What do I mean by “actually equitable”? How might that sense of equity intersect with the aims of the open-access movement? Over the last twenty-plus years that movement has worked to transform scholarly communication, arguing in part that if our work could be read more openly by anyone, it might both have more impact on the world at large and create a more equitable knowledge environment. It’s of course true that open access in its many present flavors has done a lot to make more research available to be read online. But the movement toward open access began as a means of attempting to break the stranglehold that a few extractive corporate publishers have established over the research and publishing process – and in that, it hasn’t succeeded. The last decade in particular has revealed all of the resilience with which capital responds to challenges, as those corporate publishers have in fact become more profitable than ever. Not only have they figured out how to exploit article processing charges in order to make some work published in their journals openly available while continuing to charge libraries for subscriptions to the journals as a whole, but they’ve also developed whole new business plans like the so-called “read and publish” agreements that keep many institutions tied to them, and they’ve developed new platforms and infrastructures like discovery engines and research information management systems that serve to increase corporate lock-in over the work produced on campus.
For all these reasons, the 20th anniversary statement of the Budapest Open Access Initiative took on a slightly different focus, noting that “OA is not an end in itself, but a means to other ends, above all, to the equity, quality, usability, and sustainability of research.” In order to achieve those ends, the statement proposes several key recommendations – and chief among them?
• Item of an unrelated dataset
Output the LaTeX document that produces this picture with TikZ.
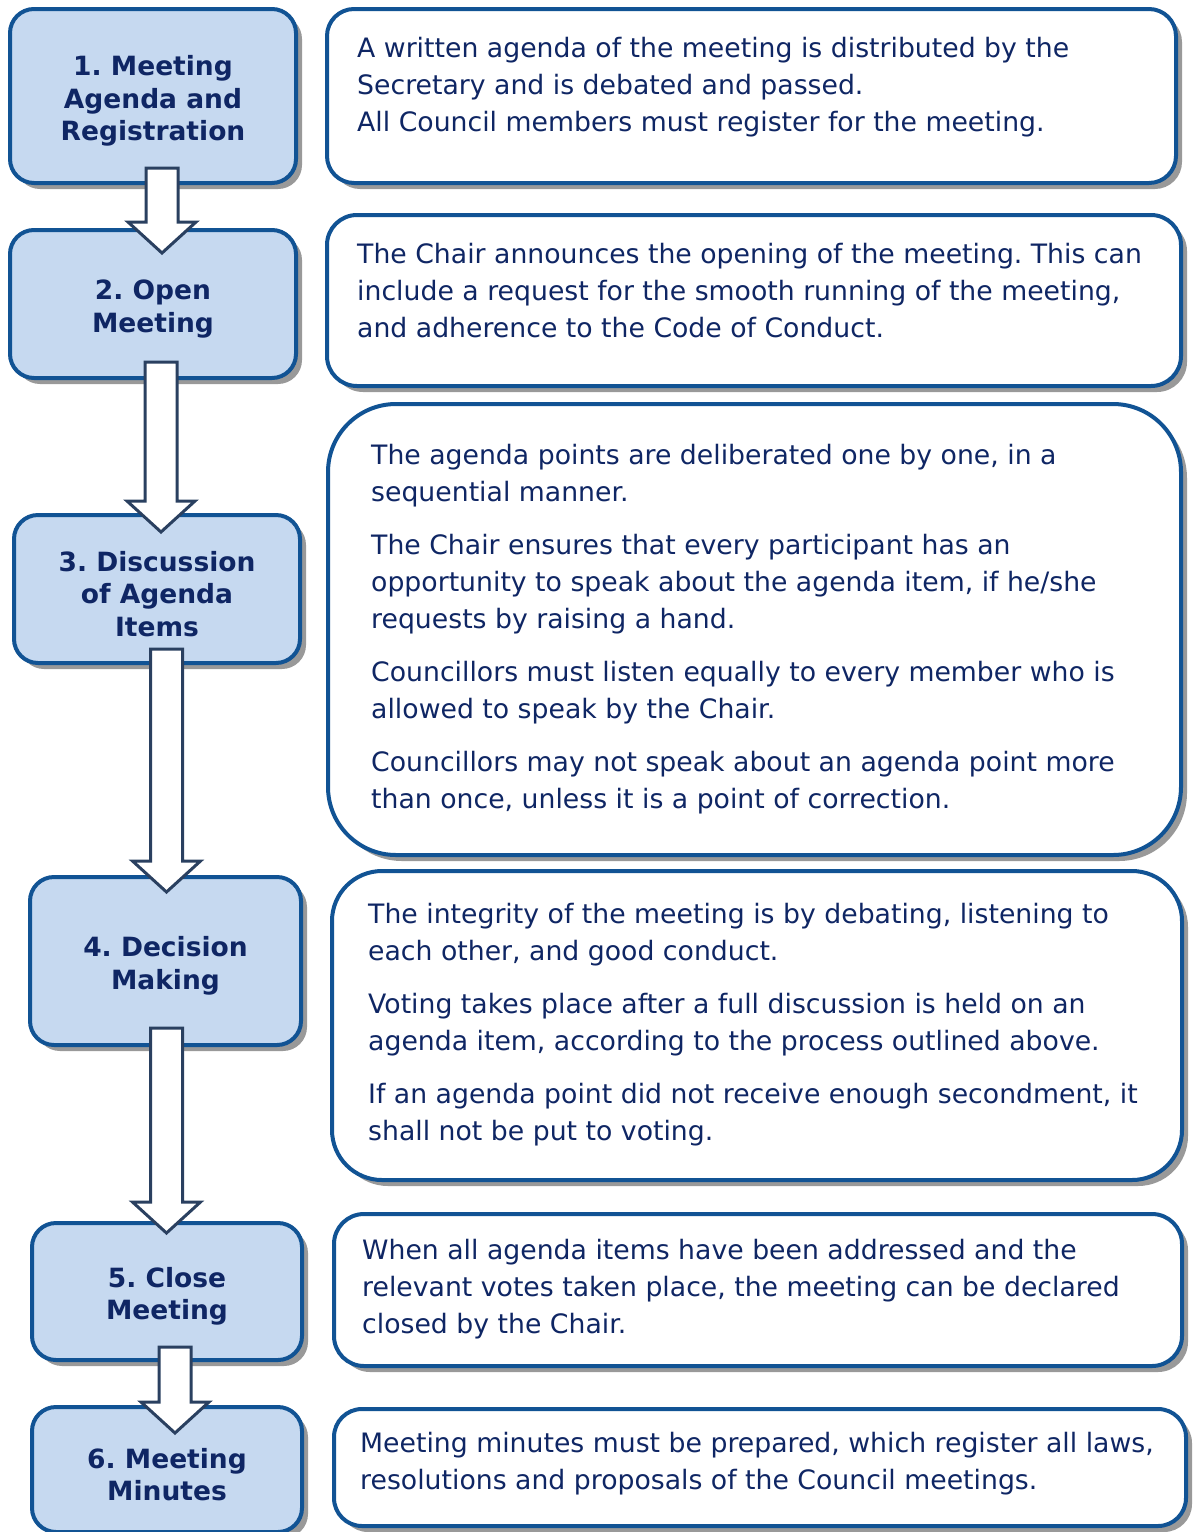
\documentclass[tikz,border=0pt]{standalone}
\usepackage{fontspec}
\setmainfont{DejaVu Sans}
\frenchspacing
\usetikzlibrary{shadows, calc, positioning}
\definecolor{boxblue}{RGB}{17,83,148}
\definecolor{stepfill}{RGB}{198,217,240}
\definecolor{txtnavy}{RGB}{15,38,100}
\definecolor{arrowline}{RGB}{42,64,96}
\newcommand\steplift{\rule{0pt}{30pt}}

\begin{document}
\begin{tikzpicture}[x=1pt, y=-1pt,
    boxshadow/.style={drop shadow={shadow xshift=6pt, shadow yshift=-6pt,
        fill=black!40, opacity=1}},
    stepbox/.style={draw=boxblue, line width=4pt, fill=stepfill,
        rounded corners=24pt, boxshadow, text=txtnavy, align=center,
        font=\fontsize{26.5}{32.5}\selectfont\bfseries},
    descbox/.style={draw=boxblue, line width=4pt, fill=white, boxshadow},
    desctext/.style={anchor=west, align=left, inner sep=0pt, text=txtnavy,
        font=\fontsize{26.7}{37}\selectfont},
    blockarrow/.style={draw=arrowline, line width=3pt, fill=white,
        to path={let \p1=(\tikztostart), \p2=(\tikztotarget) in
            (\x1-16pt,\y1) -- (\x1-16pt,\y2+31pt) -- (\x1-34pt,\y2+31pt)
            -- (\x1,\y2) -- (\x1+34pt,\y2+31pt) -- (\x1+16pt,\y2+31pt)
            -- (\x1+16pt,\y1) -- cycle}}]

    \useasboundingbox (0,0) rectangle (1192,1532);

    % steps on the left
    \node[stepbox, minimum width=286pt, minimum height=174pt] (s1) at (153,96)
        {\steplift 1. Meeting\\Agenda and\\Registration};
    \node[stepbox, minimum width=286pt, minimum height=148pt] (s2) at (153,304)
        {\steplift 2. Open\\Meeting};
    \node[stepbox, minimum width=286pt, minimum height=148pt] (s3) at (157,589)
        {\steplift 3. Discussion\\of Agenda\\Items};
    \node[stepbox, minimum width=271pt, minimum height=168pt] (s4) at (165.5,961)
        {\steplift 4. Decision\\Making};
    \node[stepbox, minimum width=270pt, minimum height=137pt] (s5) at (167,1291.5)
        {\steplift 5. Close\\Meeting};
    \node[stepbox, minimum width=270pt, minimum height=125pt] (s6) at (167,1469.5)
        {\steplift 6. Meeting\\Minutes};

    % descriptions on the right
    \node[descbox, rounded corners=27pt, minimum width=849pt, minimum height=174pt] (d1) at (751.5,96) {};
    \node[descbox, rounded corners=30pt, minimum width=854pt, minimum height=171pt] (d2) at (754,300.5) {};
    \node[descbox, rounded corners=68pt, minimum width=853pt, minimum height=451pt] (d3) at (754.5,629.5) {};
    \node[descbox, rounded corners=50pt, minimum width=850pt, minimum height=309pt] (d4) at (757,1025.5) {};
    \node[descbox, rounded corners=30pt, minimum width=848pt, minimum height=152pt] (d5) at (758,1290) {};
    \node[descbox, rounded corners=28pt, minimum width=852pt, minimum height=117pt] (d6) at (760,1467.5) {};

    \node[desctext] (t1) at (357,87)
        {A written agenda of the meeting is distributed by the\\
         Secretary and is debated and passed.\\
         All Council members must register for the meeting.};
    \node[desctext] (t2) at (357,291)
        {The Chair announces the opening of the meeting. This can\\
         include a request for the smooth running of the meeting,\\
         and adherence to the Code of Conduct.};
    \node[desctext] (t3) at (371,629)
        {The agenda points are deliberated one by one, in a\\
         sequential manner.\\[16pt]
         The Chair ensures that every participant has an\\
         opportunity to speak about the agenda item, if he/she\\
         requests by raising a hand.\\[16pt]
         Councillors must listen equally to every member who is\\
         allowed to speak by the Chair.\\[16pt]
         Councillors may not speak about an agenda point more\\
         than once, unless it is a point of correction.};
    \node[desctext] (t4) at (368,1025)
        {The integrity of the meeting is by debating, listening to\\
         each other, and good conduct.\\[16pt]
         Voting takes place after a full discussion is held on an\\
         agenda item, according to the process outlined above.\\[16pt]
         If an agenda point did not receive enough secondment, it\\
         shall not be put to voting.};
    \node[desctext] (t5) at (362,1289)
        {When all agenda items have been addressed and the\\
         relevant votes taken place, the meeting can be declared\\
         closed by the Chair.};
    \node[desctext] (t6) at (360,1464)
        {Meeting minutes must be prepared, which register all laws,\\
         resolutions and proposals of the Council meetings.};

    % block arrows between the steps
    \draw[blockarrow] ([xshift=9pt,yshift=17pt]s1.south) to ([yshift=-25pt]s2.north);
    \draw[blockarrow] ([xshift=8pt,yshift=18pt]s2.south) to ([yshift=-19pt]s3.north);
    \draw[blockarrow] ([xshift=9.5pt,yshift=16pt]s3.south) to ([yshift=-17pt]s4.north);
    \draw[blockarrow] ([xshift=1pt,yshift=19pt]s4.south) to ([yshift=-12pt]s5.north);
    \draw[blockarrow] ([xshift=8pt,yshift=15pt]s5.south) to ([yshift=-28pt]s6.north);

\end{tikzpicture}
\end{document}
Host OA research on open infrastructure. Host and publish OA texts, data, metadata, code, and other digital research outputs on open, community-controlled infrastructure. Use infrastructure that minimizes the risk of future access restrictions or control by commercial organizations. Where open infrastructure is not yet adequate for current needs, develop it further.
This recommendation recognizes that the control of the infrastructure by profit-seeking entities cements inequities – and this is true even where the large corporate publishers purport to create opportunities for the disadvantaged by offering fee waivers and discounts on their publishing charges. Those discounts only serve to normalize a culture in which it is considered correct for those who produce knowledge to pay corporations to host and circulate it.
What scholarly communication needs today, more than anything, is a broad-based sense of accountability to scholars and fields and institutions rather than shareholders. Hence the call in the 20th anniversary Budapest statement for hosting open access research on open infrastructure: infrastructure that is led by us, and accountable to us.
This is the fundamental orientation and driving purpose of Humanities Commons. Our goal is to provide a non-extractive, community-led and transparently governed alternative to commercial platforms. We also want to encourage our users to rethink the purposes and the dynamics of publishing altogether, in ways that might allow for the development of new, open, collective, equitable processes of creating and sharing knowledge that re-center agency over the ways that scholarly work develops and circulates with the scholars themselves. As a result, we have put in place a participatory governance structure that enables both individual users and our institutional sustaining members to have a voice in the project’s future, and we have developed network policies that emphasize inclusion and openness. We are committed to transparency in our finances, and most importantly to remaining not-for-profit in perpetuity.
We are also working to build and sustain the kinds of new platforms and services that will allow for rich conversations among members of our community and between that community and the rest of the world. A year ago, seeing the handwriting on the wall for the platform formerly known as Twitter (and frankly having suffered through quite a number of unhappy years there before the beginning of the end), we launched hcommons.social, a Hometown-flavored Mastodon instance, in the hopes of providing a collegial, community-oriented space for informal communication among scholars and practitioners everywhere. We currently have more than 2000 users on our instance who are connecting with users throughout the Fediverse, and we support those users through a strong moderation policy and code of conduct. We also work to ensure that new policies and processes are discussed with that community before they’re implemented.
This kind of openness matters enormously, not just to ensure that we’re living up to the values that we’ve established for our projects, but to ensure that there’s a worthwhile future for them. Cory Doctorow has written extensively of late about what he has famously called the “enshittification” of the internet, a process in which value is sucked out of the community and into the pockets of shareholders. Users are left with no control over the platform, or the content they’ve provided to it. And this, he notes in a post on the new corporate platforms seeking to replace Twitter, remains true even if their C-suite is populated by good actors, because they’re still walled gardens.
The problem with walled gardens is partly about their ownership, but largely about their governance. It’s not just that the owners of any particular proprietary network might turn out to be racist, fascist megalomaniacs – it’s that we have no control if and when they do. Choosing open platforms means that we as users have a say in the future of the plots of ground we choose to develop. This is especially true for the kind of work, like knowledge production, that is intended to have a public benefit. It’s incumbent on us to ensure that those gardens aren’t walled, that they don’t just have a gate that management may one day decide to unlock to let select folks in or out. Rather, our gardens must be open from the start, open to connect and cultivate in the ways that we as a community decide.
As Doctorow notes, Mastodon is far from perfect, and as much as I love our own instance, hcommons.social is far from perfect. But we’re doing our best to ensure that we’re running it in the open. And operating in the open, both for the Commons and for hcommons.social, means for us that we are accountable to our users and responsible for safeguarding the openness of their work. Together, those two ideals undergird our commitment to provide alternatives to the many platforms that purport to make scholarly work more accessible but in fact serve as mechanisms of corporate data capture, extracting value from creators and institutions for private rather than public gain.